Speaker of the House Paul D. Ryan (R-Wis.) during a TV news interview at the Capitol in Washington on Jan. 22. (J. Scott Applewhite/AP)

There are two reasons that 2018 is shaping up to be a rough year for the Republican Party. The first is that generic balloting — asking people which party for which they plan to vote to represent them in the House — has consistently showed a wide advantage for Democrats. (The margin is an eight-point lead on average for Democrats — down from a month ago but still wide.) The other reason is that President Trump is awfully unpopular and, while the correlation isn’t super tight, a less-popular president’s party generally winds up with a lower percentage of the national House vote.

Here, for example, are the results of every House election since 1950 (excluding 1976, for which there wasn’t a close Gallup approval poll).

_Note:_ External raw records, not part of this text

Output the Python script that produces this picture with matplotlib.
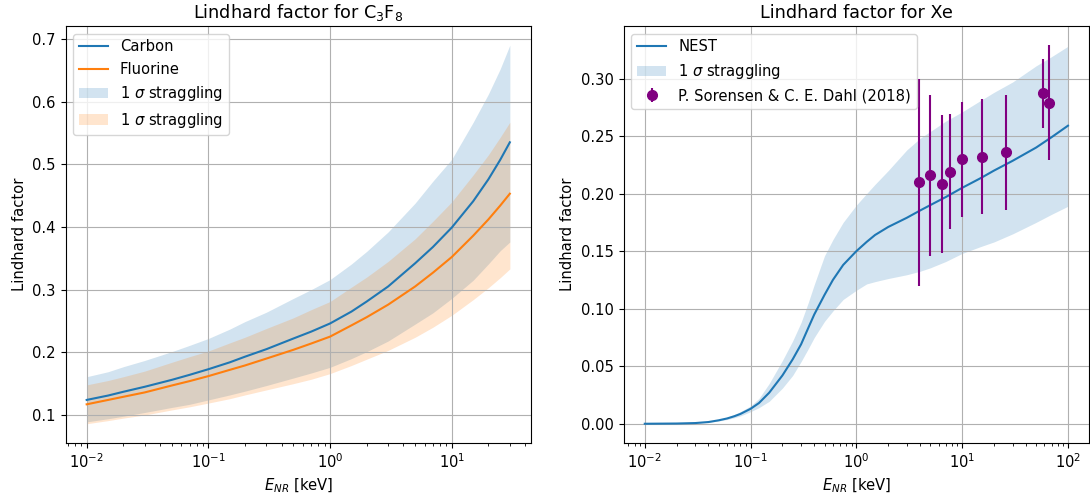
import matplotlib
matplotlib.use("Agg")
import matplotlib.pyplot as plt

plt.rcParams["font.size"] = 10.6

# C3F8: Lindhard factor
energy_c3f8 = [0.01, 0.015, 0.02, 0.03, 0.05, 0.07, 0.1, 0.15, 0.2, 0.3, 0.5, 0.7,
               1, 1.5, 2, 3, 5, 7, 10, 15, 20, 25, 30]
carbon = [0.124, 0.131, 0.137, 0.145, 0.156, 0.164, 0.173, 0.184, 0.193, 0.205, 0.222, 0.233,
          0.246, 0.265, 0.281, 0.305, 0.342, 0.368, 0.399, 0.441, 0.476, 0.507, 0.535]
carbon_hi = [0.161, 0.169, 0.177, 0.187, 0.201, 0.211, 0.222, 0.237, 0.249, 0.264, 0.286, 0.300,
             0.316, 0.341, 0.361, 0.392, 0.438, 0.473, 0.508, 0.567, 0.612, 0.652, 0.690]
carbon_lo = [0.089, 0.094, 0.098, 0.104, 0.112, 0.117, 0.124, 0.132, 0.138, 0.147, 0.159, 0.167,
             0.176, 0.190, 0.201, 0.218, 0.245, 0.263, 0.286, 0.315, 0.341, 0.362, 0.376]
fluorine = [0.117, 0.124, 0.129, 0.136, 0.147, 0.154, 0.162, 0.172, 0.179, 0.190, 0.204, 0.214,
            0.225, 0.243, 0.256, 0.276, 0.305, 0.327, 0.352, 0.386, 0.412, 0.434, 0.453]
fluorine_hi = [0.148, 0.155, 0.161, 0.170, 0.184, 0.193, 0.202, 0.215, 0.224, 0.238, 0.255, 0.268,
               0.281, 0.304, 0.320, 0.345, 0.381, 0.409, 0.440, 0.483, 0.515, 0.543, 0.567]
fluorine_lo = [0.086, 0.091, 0.095, 0.100, 0.108, 0.113, 0.119, 0.126, 0.132, 0.140, 0.150, 0.157,
               0.166, 0.179, 0.189, 0.203, 0.224, 0.240, 0.259, 0.284, 0.303, 0.319, 0.333]

# Xe: NEST curve and band
energy_xe = [0.01, 0.02, 0.03, 0.04, 0.05, 0.06, 0.07, 0.08, 0.1, 0.12, 0.15, 0.2, 0.25, 0.3, 0.35,
             0.4, 0.5, 0.6, 0.75, 1, 1.25, 1.5, 2, 3, 4, 5, 7, 10, 15, 20, 30, 50, 70, 100]
nest = [0.0, 0.0002, 0.0006, 0.0015, 0.003, 0.0046, 0.0065, 0.0085, 0.013, 0.018, 0.027, 0.042,
        0.056, 0.069, 0.083, 0.095, 0.112, 0.125, 0.138, 0.150, 0.158, 0.164, 0.171, 0.179, 0.1853,
        0.190, 0.197, 0.205, 0.2135, 0.220, 0.2285, 0.240, 0.249, 0.259]
nest_hi = [0.0, 0.0002, 0.0007, 0.0018, 0.0037, 0.0057, 0.008, 0.0105, 0.0155, 0.022, 0.035, 0.055,
           0.072, 0.088, 0.105, 0.121, 0.146, 0.160, 0.175, 0.190, 0.200, 0.208, 0.220, 0.238, 0.248,
           0.254, 0.263, 0.271, 0.281, 0.288, 0.297, 0.311, 0.319, 0.328]
nest_lo = [0.0, 0.0002, 0.0005, 0.0012, 0.0024, 0.0037, 0.0052, 0.0068, 0.0105, 0.014, 0.0195, 0.031,
           0.042, 0.054, 0.065, 0.075, 0.089, 0.098, 0.108, 0.116, 0.1215, 0.1235, 0.1262, 0.1295, 0.1325,
           0.1355, 0.141, 0.148, 0.154, 0.158, 0.165, 0.175, 0.182, 0.189]

# P. Sorensen & C. E. Dahl (2018)
sd_energy = [3.94, 4.94, 6.47, 7.59, 10.0, 15.5, 25.8, 57.8, 66.8]
sd_value = [0.210, 0.216, 0.208, 0.219, 0.230, 0.232, 0.236, 0.287, 0.279]
sd_err = [0.09, 0.07, 0.06, 0.05, 0.05, 0.05, 0.05, 0.03, 0.05]

fig, (ax1, ax2) = plt.subplots(1, 2, figsize=(10.9, 5.01), dpi=100)
plt.subplots_adjust(left=0.0601, right=0.9992, bottom=0.1164, top=0.9477, wspace=0.199)

# 左图
ax1.plot(energy_c3f8, carbon, color="C0", label="Carbon")
ax1.plot(energy_c3f8, fluorine, color="C1", label="Fluorine")
ax1.fill_between(energy_c3f8, carbon_lo, carbon_hi, color="C0", alpha=0.2, lw=0, label=r"1 $\sigma$ straggling")
ax1.fill_between(energy_c3f8, fluorine_lo, fluorine_hi, color="C1", alpha=0.2, lw=0, label=r"1 $\sigma$ straggling")
ax1.set_xscale("log")
ax1.set_xlabel(r"$E_{NR}$ [keV]")
ax1.set_ylabel("Lindhard factor")
ax1.set_title(r"Lindhard factor for C$_3$F$_8$")
ax1.grid(True)
ax1.legend(loc="upper left")

# 右图
ax2.plot(energy_xe, nest, color="C0", label="NEST")
ax2.fill_between(energy_xe, nest_lo, nest_hi, color="C0", alpha=0.2, lw=0, label=r"1 $\sigma$ straggling")
ax2.errorbar(sd_energy, sd_value, yerr=sd_err, fmt="o", color="purple", markersize=7,
             elinewidth=1.5, label="P. Sorensen & C. E. Dahl (2018)")
ax2.set_xscale("log")
ax2.set_xlabel(r"$E_{NR}$ [keV]")
ax2.set_ylabel("Lindhard factor")
ax2.set_title("Lindhard factor for Xe")
ax2.grid(True)
ax2.legend(loc="upper left")

plt.savefig("out.png")
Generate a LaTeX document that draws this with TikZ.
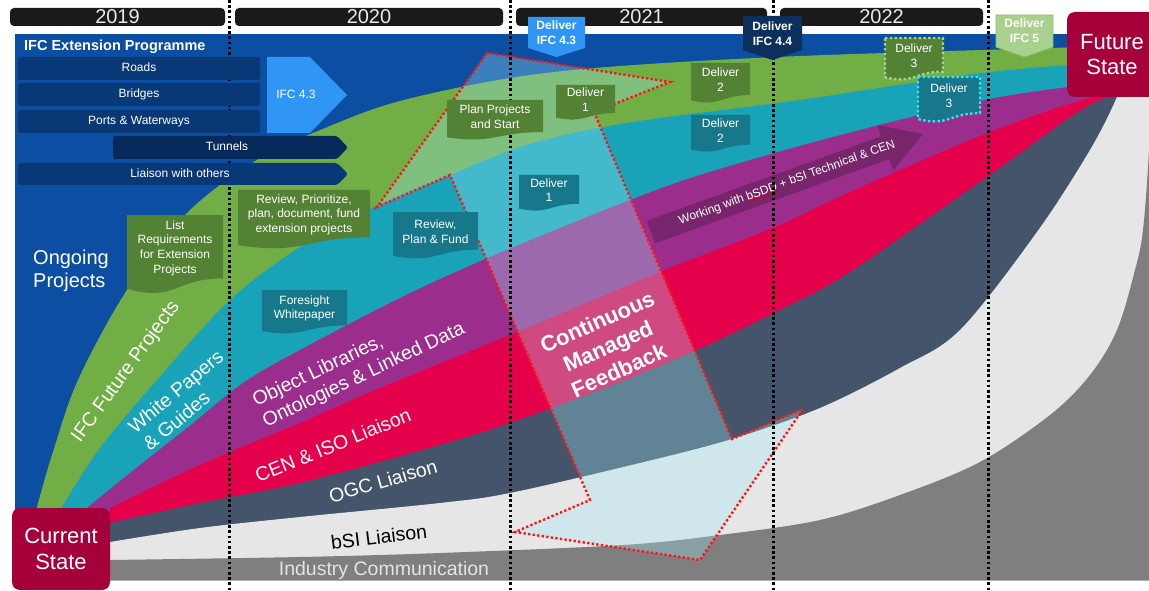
\documentclass[tikz,border=0pt]{standalone}
\usepackage{fontspec}
\setmainfont{Liberation Sans}
\usetikzlibrary{decorations.pathmorphing}
\definecolor{bgblue}{RGB}{12,78,162}
\definecolor{rowblue}{RGB}{9,56,118}
\definecolor{tunnelblue}{RGB}{6,42,92}
\definecolor{ifcblue}{RGB}{47,150,245}
\definecolor{bandgreen}{RGB}{114,174,70}
\definecolor{bandteal}{RGB}{24,163,184}
\definecolor{bandmagenta}{RGB}{155,45,140}
\definecolor{bandred}{RGB}{229,0,75}
\definecolor{bandslate}{RGB}{68,84,106}
\definecolor{bandlight}{RGB}{230,230,230}
\definecolor{bandgrey}{RGB}{127,127,127}
\definecolor{statered}{RGB}{166,0,58}
\definecolor{docgreen}{RGB}{84,130,53}
\definecolor{docteal}{RGB}{22,120,138}
\definecolor{purplearrow}{RGB}{120,38,108}
\definecolor{tagnavy}{RGB}{13,47,94}
\definecolor{taggreen}{RGB}{169,209,142}
\definecolor{taggreenline}{RGB}{140,190,110}
\definecolor{yearblack}{RGB}{26,26,26}
\definecolor{yeartext}{RGB}{235,235,235}
\definecolor{feedfill}{RGB}{160,232,245}
\definecolor{dotgreen}{RGB}{169,209,142}
\definecolor{dotcyan}{RGB}{60,225,240}
\definecolor{feedred}{RGB}{255,20,20}
\definecolor{inducomm}{RGB}{228,228,228}
\newcommand{\docbox}[7]{%
  \path[#6] (#2,#3) -- (#4,#3) -- (#4,{#3+0.802*#5}) .. controls ({(#2+#4)/2},{#3+0.802*#5}) and ({(#2+#4)/2},{#3+1.107*#5}) .. (#2,{#3+0.934*#5}) -- cycle;
  \node[doctext] (#1) at ({(#2+#4)/2},{#3+0.42*#5}) {#7};
}
\begin{document}
\begin{tikzpicture}[x=1pt,y=-1pt,
  yearbar/.style={fill=yearblack, rounded corners=4pt, text=yeartext, font=\fontsize{20}{20}\selectfont, inner sep=0pt, minimum height=18pt},
  rowbox/.style={fill=rowblue, rounded corners=2.5pt, text=white, font=\fontsize{12}{14}\selectfont, inner sep=0pt, minimum height=23pt, text height=8.6pt, text depth=2.5pt},
  rowtext/.style={text=white, font=\fontsize{12}{14}\selectfont, inner sep=0pt, text height=8.6pt, text depth=2.5pt},
  doctext/.style={text=white, font=\fontsize{12}{14.7}\selectfont, align=center, inner sep=0pt},
  bandlabel/.style={text=white, font=\fontsize{19.5}{23}\selectfont, inner sep=0pt},
  timeline/.style={black, line width=3pt, dash pattern=on 2.6pt off 2.6pt},
  feedline/.style={feedred, line width=2.4pt, dash pattern=on 2.3pt off 2.3pt, line join=miter},
  dotborder/.style={line width=2.4pt, dash pattern=on 2.4pt off 2.4pt},
  tagtext/.style={text=white, font=\bfseries\fontsize{12}{15}\selectfont, align=center, inner sep=0pt},
  statebox/.style={fill=statered, rounded corners=8pt, text=white, font=\fontsize{22}{25.5}\selectfont, align=center, inner sep=0pt}]
\useasboundingbox (0,0) rectangle (1149,591);
\clip (0,0) rectangle (1149,591);
\fill[white] (0,0) rectangle (1149,591);

% year bars
\node[yearbar, minimum width=215pt] (y2019) at (117.5,17) {2019};
\node[yearbar, minimum width=268pt] (y2020) at (369,17) {2020};
\node[yearbar, minimum width=251pt] (y2021) at (641.5,17) {2021};
\node[yearbar, minimum width=203pt] (y2022) at (881.5,17) {2022};

% main blue panel
\fill[bgblue] (15,34) rectangle (1149,580);

% bands
\fill[bandgreen] plot[smooth,tension=0.55] coordinates {(37,507) (52,455) (78,380) (127,290) (187,213) (257,160) (330,126) (400,101) (510,78) (620,66) (800,56) (1050,48) (1149,45)} -- (1149,580) -- (37,580) -- cycle;
\fill[bandteal] plot[smooth,tension=0.55] coordinates {(62,507) (100,448) (157,380) (230,300) (300,247) (373,207) (450,175) (533,143) (633,122) (800,100) (990,72) (1149,60)} -- (1149,580) -- (62,580) -- cycle;
\fill[bandmagenta] plot[smooth,tension=0.55] coordinates {(88,507) (140,465) (187,428) (243,383) (300,350) (400,298) (483,260) (560,228) (630,200) (700,175) (833,137) (1000,97) (1149,78)} -- (1149,580) -- (88,580) -- cycle;
\fill[bandred] plot[smooth,tension=0.55] coordinates {(110,508) (200,465) (300,423) (380,388) (510,335) (660,272) (775,227) (850,192) (990,132) (1083,100) (1149,85)} -- (1149,580) -- (110,580) -- cycle;
\fill[bandslate] plot[smooth,tension=0.55] coordinates {(110,523) (200,503) (300,483) (440,445) (510,423) (600,390) (697,350) (780,310) (850,272) (990,175) (1090,105) (1149,88)} -- (1149,580) -- (110,580) -- cycle;
\fill[bandlight] plot[smooth,tension=0.55] coordinates {(110,542) (200,528) (300,517) (440,503) (510,493) (640,463) (732,439) (820,408) (900,368) (960,330) (1037,232) (1090,150) (1117,97) (1130,60)} -- (1149,60) -- (1149,580) -- (110,580) -- cycle;
\fill[bandgrey] plot[smooth,tension=0.55] coordinates {(110,560) (300,557) (440,553) (623,545) (720,535) (820,520) (900,495) (980,462) (1050,415) (1090,375) (1117,330) (1135,270) (1143,230) (1149,150) (1152,60)} -- (1152,580) -- (110,580) -- cycle;

% band labels
\node[bandlabel, font=\fontsize{20}{23}\selectfont, align=left] (ongoing) at (71,271) {Ongoing\\Projects};
\node[bandlabel, rotate=54] (lblifc) at (126,372) {IFC Future Projects};
\node[bandlabel, rotate=40, align=left] (lblwp) at (183,400) {White Papers\\\& Guides};
\node[bandlabel, rotate=25.5, align=left] (lblobj) at (359,365) {Object Libraries,\\Ontologies \& Linked Data};
\node[bandlabel, rotate=22] (lblcen) at (333,445) {CEN \& ISO Liaison};
\node[bandlabel, rotate=16] (lblogc) at (383,481) {OGC Liaison};
\node[bandlabel, rotate=7, text=black] (lblbsi) at (379,537) {bSI Liaison};
\node[bandlabel, text=inducomm] (lblind) at (384,570) {Industry Communication};

% purple arrow
\begin{scope}[shift={(651,232)}, rotate=19.8]
  \fill[purplearrow] (0,-12) -- (249,-12) -- (249,-24) -- (289,0) -- (249,24) -- (249,12) -- (0,12) -- cycle;
\end{scope}
\node[rowtext, rotate=19.8] (bsdd) at (787,183) {Working with bSDD + bSI Technical \& CEN};
\begin{scope}[shift={(787,183)}, rotate=19.8]
  \draw[red!85!black, line width=0.6pt, decorate, decoration={snake, amplitude=0.6pt, segment length=2.6pt}] (-43,4.6) -- (-11,4.6);
\end{scope}

% feedback double arrow
\coordinate (fa) at (487,53);
\coordinate (fb) at (670,82);
\coordinate (fc) at (594,112);
\coordinate (fd) at (732,439);
\coordinate (fe) at (803,409);
\coordinate (ff) at (700,560);
\coordinate (fg) at (515,532);
\coordinate (fh) at (590,500);
\coordinate (fi) at (450,175);
\coordinate (fj) at (377,207);
\fill[feedfill, opacity=0.32] (fa) -- (fb) -- (fc) -- (fd) -- (fe) -- (ff) -- (fg) -- (fh) -- (fi) -- (fj) -- cycle;
\draw[feedline] (fa) -- (fb) -- (fc) -- (fd) -- (fe) -- (ff) -- (fg) -- (fh) -- (fi) -- (fj) -- cycle;
\node[text=white, font=\bfseries\fontsize{22}{26.5}\selectfont, align=center, inner sep=0pt, rotate=24] (cmf) at (608,346) {Continuous\\Managed\\Feedback};

% timeline dotted lines
\foreach \xx/\nm in {229/ta, 510/tb, 773/tc, 988/td} {
  \coordinate (\nm top) at (\xx,0);
  \coordinate (\nm bot) at (\xx,591);
  \draw[timeline] (\nm top) -- (\nm bot);
}

% IFC extension programme rows
\node[anchor=west, text=white, font=\bfseries\fontsize{14.5}{16}\selectfont, inner sep=0pt] (iep) at (24,47) {IFC Extension Programme};
\node[rowbox, minimum width=242pt] (roads) at (139,68.5) {Roads};
\node[rowbox, minimum width=242pt] (bridges) at (139,94.5) {Bridges};
\node[rowbox, minimum width=242pt] (ports) at (139,121.5) {Ports \& Waterways};
\fill[tunnelblue, rounded corners=2.5pt] (113,136) -- (337,136) -- (348,147.5) -- (337,159) -- (113,159) -- cycle;
\node[rowtext] (tunnels) at (227,147.5) {Tunnels};
\fill[rowblue, rounded corners=2.5pt] (18,163) -- (337,163) -- (348,174) -- (337,185) -- (18,185) -- cycle;
\node[rowtext] (liaison) at (180,174) {Liaison with others};
\fill[ifcblue] (267,57) -- (310,57) -- (347,95) -- (310,133) -- (267,133) -- cycle;
\node[rowtext] (ifc43) at (296,95) {IFC 4.3};

% document boxes
\docbox{docList}{127}{215}{223}{79}{fill=docgreen}{List\\Requirements\\for Extension\\Projects}
\docbox{docReview}{238}{190}{370}{59}{fill=docgreen}{Review, Prioritize,\\plan, document, fund\\extension projects}
\docbox{docPlan}{447}{100}{543}{40}{fill=docgreen}{Plan Projects\\and Start}
\docbox{docGOne}{556}{85}{615}{35}{fill=docgreen}{Deliver\\1}
\docbox{docGTwo}{691}{63}{750}{40}{fill=docgreen}{Deliver\\2}
\docbox{docGThree}{885}{38}{943}{42}{fill=docgreen, draw=dotgreen, dotborder}{Deliver\\3}
\docbox{docTOne}{519}{175}{579}{36}{fill=docteal}{Deliver\\1}
\docbox{docTTwo}{691}{115}{750}{37}{fill=docteal}{Deliver\\2}
\docbox{docTThree}{918}{77}{980}{45}{fill=docteal, draw=dotcyan, dotborder}{Deliver\\3}
\docbox{docFore}{262}{290}{347}{44}{fill=docteal}{Foresight\\Whitepaper}
\docbox{docRPF}{393}{212}{478}{47}{fill=docteal}{Review,\\Plan \& Fund}

% deliver tags
\fill[ifcblue] (528,17) -- (585,17) -- (585,48) -- (556.5,57) -- (528,48) -- cycle;
\node[tagtext] (tag43) at (556.5,33) {Deliver\\IFC 4.3};
\fill[tagnavy] (743,16) -- (802,16) -- (802,50) -- (772.5,60) -- (743,50) -- cycle;
\node[tagtext] (tag44) at (772.5,33.5) {Deliver\\IFC 4.4};
\filldraw[fill=taggreen, draw=taggreenline, line width=0.8pt] (996,15) -- (1053,15) -- (1053,47) -- (1024.5,57) -- (996,47) -- cycle;
\node[tagtext] (tag5) at (1024.5,31) {Deliver\\IFC 5};

% state boxes
\node[statebox, minimum width=90pt, minimum height=85pt] (future) at (1112,54.5) {Future\\State};
\node[statebox, minimum width=98pt, minimum height=82pt] (current) at (61,549) {Current\\State};
\end{tikzpicture}
\end{document}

The more popular the president, generally speaking, the better his party fares. And Trump, as you’ve heard repeatedly, is not very popular. He’s at 38 percent approval, about where President George W. Bush was in 2006. Republicans won 44 percent of the national House vote that year — and lost the House.

But missing from that analysis is an important detail: Even in solidly Republican states, Trump isn’t that popular. And that, too, could mean trouble.

On Tuesday, Gallup released state-by-state approval ratings for Trump, which we discussed briefly in the context of the State of the Union address. In 12 states is Trump at or above 50 percent approval — half as many states as he won in 2016 with that percentage of the vote.


This is an apples-and-oranges comparison for a variety of reasons. The 2016 race was a pick between two people; Americans could not like Trump and like Hillary Clinton less.

It’s also comparing voters with residents. We’ve labeled some of the states on the chart below. Texas and Indiana are much less approving of Trump than when they voted for him in 2016, probably for different reasons. The approval numbers in Texas include some chunk of the population unable to vote — an indirect way of referring to the state’s immigrant population. Indianans were voting in 2016 not only for Trump but also for Mike Pence, the state’s governor.


Notice Utah, as well: The conservative state was skeptical of Trump’s candidacy but is among the more supportive states in terms of his presidency.

But again, there are 12 states where Trump is at or above 50 percent approval — mostly small states without many House seats. In total, Republicans hold 37 seats in those states to four held by Democrats. (A full chart is below.)

Most seats held by Republicans, in other words, are in states where less than half the population approves of the president. In fact, there are 64 Republican seats rated as in-play by Cook Political Report (toss-ups, leaning Republican or likely Republican) that are in states where Trump’s approval is less than 50 percent. Sixty of those seats are in states where Trump’s approval is less than 45 percent.


There’s a correlation between the popularity of Trump and the safety of those seats, of course. Deeply Republican places that always back the party also are more likely to support the party’s president. It’s also the case that, just as there’s variation from the national Trump approval rating within the states, there’s variation within House districts. So while Trump is deeply unpopular in California, that may not be the case in those Republican districts.

But still. Thirty-four contested Republican seats are in states where Trump’s approval rating is less than 40 percent, including Texas. To regain the majority, Democrats need to win 24 seats.

It’s important to remember, too, that these Cook ratings are as of right now. In past cycles that have resulted in big swings, the number of seats in play has increased over the course of the election year, as primaries sort out candidates and other people decline to seek reelection — and as a party’s position weakens.

If Trump’s popularity stays mired where it is now, particularly in places where Republicans need to defend a lot of seats, predictions of doom for the party seem entirely reasonable.